Whilst in most opera seria, the granting of mercy by the monarch is acted out essentially freely and out of their own benevolence, thus affirming their essential humanity and, simultaneously, their power over humanity, as per Dolar's analysis quoted above, in Ezio the act of mercy is only undertaken under considerable physical threat. Massimo has roused the wrath of the people who are already rising up and attacking the emperor's palace, and it is only by the re-appearance of Ezio and Caeser's granting of his acquittal that the uprising is quelled, with the mob literally at the gates.
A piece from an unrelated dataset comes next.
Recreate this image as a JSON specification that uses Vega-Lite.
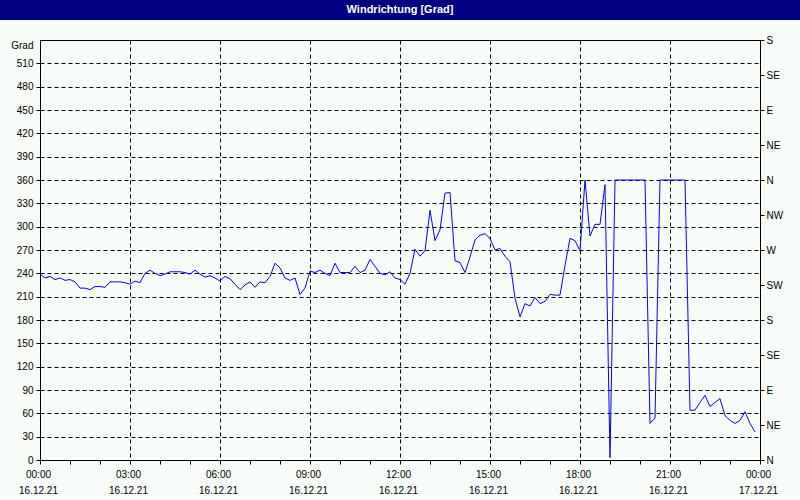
{
  "$schema": "https://vega.github.io/schema/vega-lite/v6.json",
  "background": "#f8fcf8",
  "padding": 0,
  "bounds": "flush",
  "center": true,
  "spacing": 20,
  "vconcat": [
    {
      "width": 800,
      "height": 20,
      "view": {"fill": "#000080", "stroke": null},
      "data": {"values": [{"title": "Windrichtung [Grad]"}]},
      "mark": {"type": "text", "color": "#ffffff", "font": "Liberation Sans", "fontSize": 11, "fontWeight": "bold", "align": "center", "baseline": "middle"},
      "encoding": {"text": {"field": "title", "type": "nominal"}}
    },
    {
      "width": 720,
      "height": 420,
      "view": {"stroke": "#000000", "strokeWidth": 1},
      "data": {"values": [
        {"t":"2021-12-16T00:00:00Z","v":239},{"t":"2021-12-16T00:10:00Z","v":234},{"t":"2021-12-16T00:20:00Z","v":236},{"t":"2021-12-16T00:30:00Z","v":232},{"t":"2021-12-16T00:40:00Z","v":234},{"t":"2021-12-16T00:50:00Z","v":231},
        {"t":"2021-12-16T01:00:00Z","v":232},{"t":"2021-12-16T01:10:00Z","v":229},{"t":"2021-12-16T01:20:00Z","v":221},{"t":"2021-12-16T01:30:00Z","v":221},{"t":"2021-12-16T01:40:00Z","v":219},{"t":"2021-12-16T01:50:00Z","v":223},
        {"t":"2021-12-16T02:00:00Z","v":223},{"t":"2021-12-16T02:10:00Z","v":222},{"t":"2021-12-16T02:20:00Z","v":229},{"t":"2021-12-16T02:30:00Z","v":229},{"t":"2021-12-16T02:40:00Z","v":229},{"t":"2021-12-16T02:50:00Z","v":228},
        {"t":"2021-12-16T03:00:00Z","v":226},{"t":"2021-12-16T03:10:00Z","v":230},{"t":"2021-12-16T03:20:00Z","v":228},{"t":"2021-12-16T03:30:00Z","v":240},{"t":"2021-12-16T03:40:00Z","v":244},{"t":"2021-12-16T03:50:00Z","v":240},
        {"t":"2021-12-16T04:00:00Z","v":237},{"t":"2021-12-16T04:10:00Z","v":239},{"t":"2021-12-16T04:20:00Z","v":242},{"t":"2021-12-16T04:30:00Z","v":242},{"t":"2021-12-16T04:40:00Z","v":242},{"t":"2021-12-16T04:50:00Z","v":241},
        {"t":"2021-12-16T05:00:00Z","v":239},{"t":"2021-12-16T05:10:00Z","v":244},{"t":"2021-12-16T05:20:00Z","v":239},{"t":"2021-12-16T05:30:00Z","v":235},{"t":"2021-12-16T05:40:00Z","v":237},{"t":"2021-12-16T05:50:00Z","v":234},
        {"t":"2021-12-16T06:00:00Z","v":230},{"t":"2021-12-16T06:10:00Z","v":236},{"t":"2021-12-16T06:20:00Z","v":233},{"t":"2021-12-16T06:30:00Z","v":226},{"t":"2021-12-16T06:40:00Z","v":219},{"t":"2021-12-16T06:50:00Z","v":225},
        {"t":"2021-12-16T07:00:00Z","v":229},{"t":"2021-12-16T07:10:00Z","v":222},{"t":"2021-12-16T07:20:00Z","v":229},{"t":"2021-12-16T07:30:00Z","v":228},{"t":"2021-12-16T07:40:00Z","v":236},{"t":"2021-12-16T07:50:00Z","v":253},
        {"t":"2021-12-16T08:00:00Z","v":247},{"t":"2021-12-16T08:10:00Z","v":234},{"t":"2021-12-16T08:20:00Z","v":231},{"t":"2021-12-16T08:30:00Z","v":234},{"t":"2021-12-16T08:40:00Z","v":213},{"t":"2021-12-16T08:50:00Z","v":221},
        {"t":"2021-12-16T09:00:00Z","v":243},{"t":"2021-12-16T09:10:00Z","v":241},{"t":"2021-12-16T09:20:00Z","v":244},{"t":"2021-12-16T09:30:00Z","v":240},{"t":"2021-12-16T09:40:00Z","v":237},{"t":"2021-12-16T09:50:00Z","v":253},
        {"t":"2021-12-16T10:00:00Z","v":241},{"t":"2021-12-16T10:10:00Z","v":241},{"t":"2021-12-16T10:20:00Z","v":241},{"t":"2021-12-16T10:30:00Z","v":249},{"t":"2021-12-16T10:40:00Z","v":241},{"t":"2021-12-16T10:50:00Z","v":244},
        {"t":"2021-12-16T11:00:00Z","v":258},{"t":"2021-12-16T11:10:00Z","v":249},{"t":"2021-12-16T11:20:00Z","v":240},{"t":"2021-12-16T11:30:00Z","v":238},{"t":"2021-12-16T11:40:00Z","v":242},{"t":"2021-12-16T11:50:00Z","v":234},
        {"t":"2021-12-16T12:00:00Z","v":232},{"t":"2021-12-16T12:10:00Z","v":226},{"t":"2021-12-16T12:20:00Z","v":240},{"t":"2021-12-16T12:30:00Z","v":271},{"t":"2021-12-16T12:40:00Z","v":262},{"t":"2021-12-16T12:50:00Z","v":269},
        {"t":"2021-12-16T13:00:00Z","v":321},{"t":"2021-12-16T13:10:00Z","v":282},{"t":"2021-12-16T13:20:00Z","v":296},{"t":"2021-12-16T13:30:00Z","v":343},{"t":"2021-12-16T13:40:00Z","v":344},{"t":"2021-12-16T13:50:00Z","v":256},
        {"t":"2021-12-16T14:00:00Z","v":254},{"t":"2021-12-16T14:10:00Z","v":241},{"t":"2021-12-16T14:20:00Z","v":261},{"t":"2021-12-16T14:30:00Z","v":283},{"t":"2021-12-16T14:40:00Z","v":289},{"t":"2021-12-16T14:50:00Z","v":291},
        {"t":"2021-12-16T15:00:00Z","v":285},{"t":"2021-12-16T15:10:00Z","v":270},{"t":"2021-12-16T15:20:00Z","v":272},{"t":"2021-12-16T15:30:00Z","v":262},{"t":"2021-12-16T15:40:00Z","v":255},{"t":"2021-12-16T15:50:00Z","v":208},
        {"t":"2021-12-16T16:00:00Z","v":184},{"t":"2021-12-16T16:10:00Z","v":201},{"t":"2021-12-16T16:20:00Z","v":198},{"t":"2021-12-16T16:30:00Z","v":209},{"t":"2021-12-16T16:40:00Z","v":201},{"t":"2021-12-16T16:50:00Z","v":204},
        {"t":"2021-12-16T17:00:00Z","v":213},{"t":"2021-12-16T17:10:00Z","v":212},{"t":"2021-12-16T17:20:00Z","v":212},{"t":"2021-12-16T17:30:00Z","v":250},{"t":"2021-12-16T17:40:00Z","v":285},{"t":"2021-12-16T17:50:00Z","v":282},
        {"t":"2021-12-16T18:00:00Z","v":269},{"t":"2021-12-16T18:10:00Z","v":360},{"t":"2021-12-16T18:20:00Z","v":288},{"t":"2021-12-16T18:30:00Z","v":303},{"t":"2021-12-16T18:40:00Z","v":303},{"t":"2021-12-16T18:50:00Z","v":354},
        {"t":"2021-12-16T19:00:00Z","v":3},{"t":"2021-12-16T19:10:00Z","v":360},{"t":"2021-12-16T19:20:00Z","v":360},{"t":"2021-12-16T19:30:00Z","v":360},{"t":"2021-12-16T19:40:00Z","v":360},{"t":"2021-12-16T19:50:00Z","v":360},
        {"t":"2021-12-16T20:00:00Z","v":360},{"t":"2021-12-16T20:10:00Z","v":360},{"t":"2021-12-16T20:20:00Z","v":47},{"t":"2021-12-16T20:30:00Z","v":54},{"t":"2021-12-16T20:40:00Z","v":360},{"t":"2021-12-16T20:50:00Z","v":360},
        {"t":"2021-12-16T21:00:00Z","v":360},{"t":"2021-12-16T21:10:00Z","v":360},{"t":"2021-12-16T21:20:00Z","v":360},{"t":"2021-12-16T21:30:00Z","v":360},{"t":"2021-12-16T21:40:00Z","v":64},{"t":"2021-12-16T21:50:00Z","v":64},
        {"t":"2021-12-16T22:00:00Z","v":74},{"t":"2021-12-16T22:10:00Z","v":83},{"t":"2021-12-16T22:20:00Z","v":69},{"t":"2021-12-16T22:30:00Z","v":74},{"t":"2021-12-16T22:40:00Z","v":79},{"t":"2021-12-16T22:50:00Z","v":57},
        {"t":"2021-12-16T23:00:00Z","v":51},{"t":"2021-12-16T23:10:00Z","v":47},{"t":"2021-12-16T23:20:00Z","v":51},{"t":"2021-12-16T23:30:00Z","v":62},{"t":"2021-12-16T23:40:00Z","v":47},{"t":"2021-12-16T23:50:00Z","v":36}
      ]},
      "encoding": {
        "x": {
          "field": "t", "type": "temporal",
          "scale": {"type": "utc", "nice": false, "domain": [1639612800000, 1639699200000]},
          "axis": {
            "title": null,
            "values": [1639612800000, 1639616400000, 1639620000000, 1639623600000, 1639627200000, 1639630800000, 1639634400000, 1639638000000, 1639641600000, 1639645200000, 1639648800000, 1639652400000, 1639656000000, 1639659600000, 1639663200000, 1639666800000, 1639670400000, 1639674000000, 1639677600000, 1639681200000, 1639684800000, 1639688400000, 1639692000000, 1639695600000, 1639699200000],
            "labelExpr": "utchours(datum.value) % 3 == 0 ? [utcFormat(datum.value, '%H:%M'), utcFormat(datum.value, '%d.%m.%y')] : ''",
            "labelLineHeight": 16,
            "labelBaseline": "top",
            "labelPadding": 5,
            "labelOffset": -2,
            "labelFont": "Liberation Sans",
            "labelFontSize": 10,
            "labelColor": "#000000",
            "labelOverlap": false,
            "labelFlush": false,
            "labelBound": false,
            "grid": true,
            "gridColor": "#000000",
            "gridDash": [4, 3],
            "gridWidth": 1,
            "gridOpacity": {"condition": {"test": "utchours(datum.value) % 3 == 0", "value": 1}, "value": 0},
            "tickColor": "#000000",
            "tickSize": 4,
            "domainColor": "#000000"
          }
        }
      },
      "layer": [
        {
          "mark": {"type": "line", "color": "#0000ff", "strokeWidth": 1},
          "encoding": {
            "y": {
              "field": "v", "type": "quantitative",
              "scale": {"domain": [0, 540], "nice": false, "zero": false},
              "axis": {
                "orient": "left",
                "title": null,
                "values": [0, 30, 60, 90, 120, 150, 180, 210, 240, 270, 300, 330, 360, 390, 420, 450, 480, 510, 540],
                "labelExpr": "datum.value == 540 ? 'Grad' : datum.label",
                "labelBaseline": {"condition": {"test": "datum.value == 540", "value": "top"}, "value": "middle"},
                "labelFont": "Liberation Sans",
                "labelFontSize": 10,
                "labelColor": "#000000",
                "labelPadding": 3,
                "labelOverlap": false,
                "labelBound": false,
                "grid": true,
                "gridColor": "#000000",
                "gridDash": [4, 3],
                "gridWidth": 1,
                "tickColor": "#000000",
                "tickSize": 4,
                "tickOpacity": {"condition": {"test": "datum.value == 540", "value": 0}, "value": 1},
                "domainColor": "#000000"
              }
            }
          }
        },
        {
          "mark": {"type": "line", "strokeOpacity": 0},
          "encoding": {
            "y": {
              "field": "v", "type": "quantitative",
              "scale": {"domain": [0, 540], "nice": false, "zero": false},
              "axis": {
                "orient": "right",
                "title": null,
                "values": [0, 45, 90, 135, 180, 225, 270, 315, 360, 405, 450, 495, 540],
                "labelExpr": "datum.value % 360 == 0 ? 'N' : datum.value % 360 == 45 ? 'NE' : datum.value % 360 == 90 ? 'E' : datum.value % 360 == 135 ? 'SE' : datum.value % 360 == 180 ? 'S' : datum.value % 360 == 225 ? 'SW' : datum.value % 360 == 270 ? 'W' : 'NW'",
                "labelFont": "Liberation Sans",
                "labelFontSize": 10,
                "labelColor": "#000000",
                "labelPadding": 2,
                "labelOverlap": false,
                "labelBound": false,
                "grid": false,
                "tickColor": "#000000",
                "tickSize": 4,
                "domainColor": "#000000"
              }
            }
          }
        }
      ],
      "resolve": {"axis": {"y": "independent"}}
    }
  ]
}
Behind Ezio's apparently fawning tacked-on happy-ending then, there is a not so veiled threat to the figure of the monarch: use your power benevolently or risk the wrath of the people (a threat that may have registered somewhere, less than a hundred years after the English revolution).
It seems pointless to speculate on Handel's relationship with King George at the time, of course (from what I can gather they had their ups and downs...), and at any rate biography and intentionality need not have the last word in the analysis of any text. For all its formalism, there's a lot to like in Ezio - however we might interpet it. It is easy to sneer at the imagination of a 1960 East German music festival in dubbing Handel, "The people's composer - a true revolutionary!" But isn't it more exciting to gamble on the possibility that the composer of the Messiah and royal Fireworks Music might just be more interesting, less stiff, than we had supposed? That there might just be some latent utopian potential, some spirit in this work, missed by the crowds at its first performances, such would strike me as a wager worth pursuing. And now that tickets for the opera cost less than tickets for a rock concert, with both the cheapest and the most expensive tickets at the Royal Opera House in London selling for less than the cheapest and most expensive tickets for a concert at Wembley Arena, now that heads of state are more likely to patronise the latest indie band than the most talented composer, to call for a new appreciation of opera seria as populism, and pop music, seems not just conceivable, but urgent, essential.